À l’évidence, oui. Pour l’un comme pour l’autre, il est question de terroir. Pour l’un comme pour l’autre, la fermentation joue. Pour l’un comme pour l’autre, le chocolatier ou le vigneron imprime sa façon de penser, de voir les choses. En ce qui me concerne, j’ai conduit mon domaine viticole comme je gère ma chocolaterie. À l’instinct, sans me préoccuper des tendances, dans le respect de ce que la nature offre à l’instant t et conformément à mes goûts. Pour ce faire, tout le travail effectué auprès de Valrhona avec Marie Repoux, responsable données sensorielles, m’a été très utile. Il m’a permis de mettre des mots sur mes ressentis et de me conforter dans la logique de mon approche, en faisant ressortir, par exemple, mon aversion pour les arômes trop minéraux, trop pierre de silex, pour les notes giboyeuses ou encore pour l’amertume. Autant de consignes que j’ai pu partager par la suite, aussi bien dans l’élaboration de mes chocolats de couverture que dans celle de mes vins.
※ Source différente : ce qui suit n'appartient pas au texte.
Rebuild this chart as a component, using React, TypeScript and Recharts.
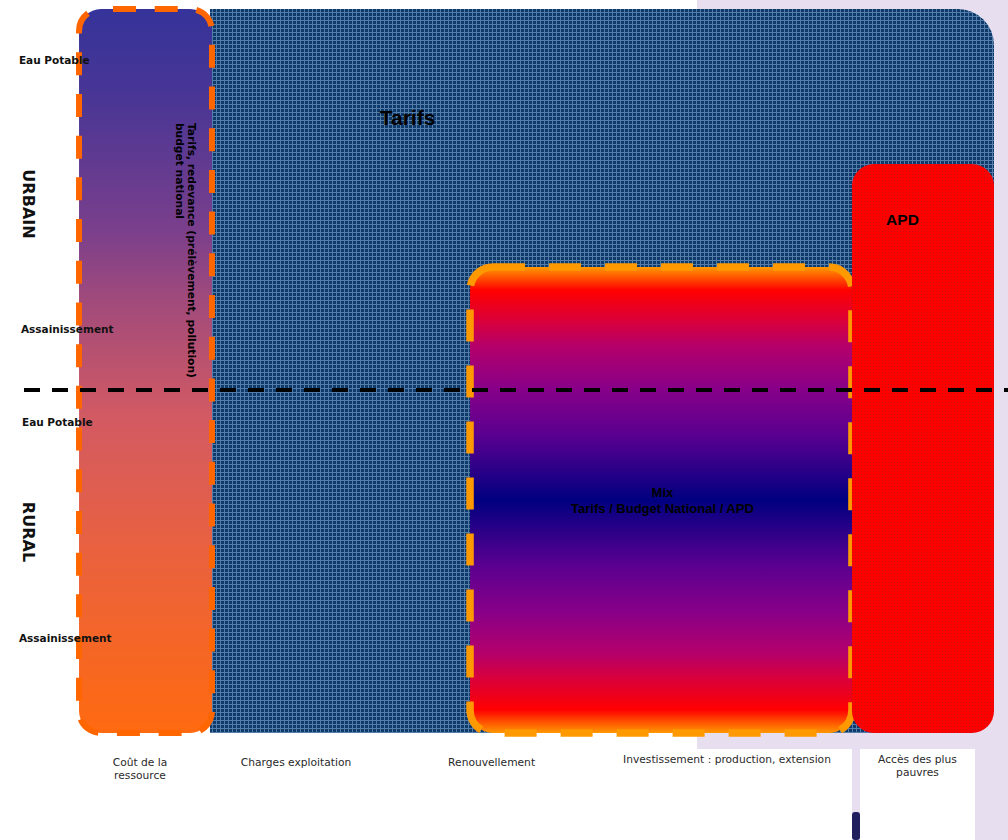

Et que diriez-vous des accords vin-chocolat ?

La puissance du chocolat emporte tout sur son passage. C’est un produit tellement couvrant et long en bouche ! « L’équilibrer » reste très complexe. Encore plus en fin de repas, où chacun de nous est saturé, en gras, en sucre, en tout… Du coup, au dessert, les alcools opulents, riches, peuvent çà et là offrir des mariages intéressants. Je me souviens notamment d’un accord truffe au chocolat-melanosporum-whisky… Un truc de dingue ! Une alternative de choix consiste à servir les chocolats en entrée. Ça change la donne. J’en ai eu la confirmation avec Jérôme Banctel qui vient de décrocher la 3ème étoile Michelin pour La Réserve à Paris. Un cuisinier phare pour moi. Chef exécutif d’Alain Senderens chez Lucas Carton à l’époque, il avait servi, en début de repas, ma demi-sphère Amazone au cœur de caramel citron vert sur un bouillon aux algues kombu et cèpes avec un champagne Leclerc Briant. Un de mes plus beaux accords mets-vins. C’était au-delà des mots. Il y avait juste l’appétence à manger et à boire. L’alcool venait en quelque sorte délayer le chocolat. La syrah peut aussi avoir cette capacité à « fluidifier » la dégustation. En témoignent les quelques bouteilles que j’ai produites, aux notes à la fois fruitées et amples, mais sans lourdeur. Et pour cause, ce vin a été pensé comme mes chocolats.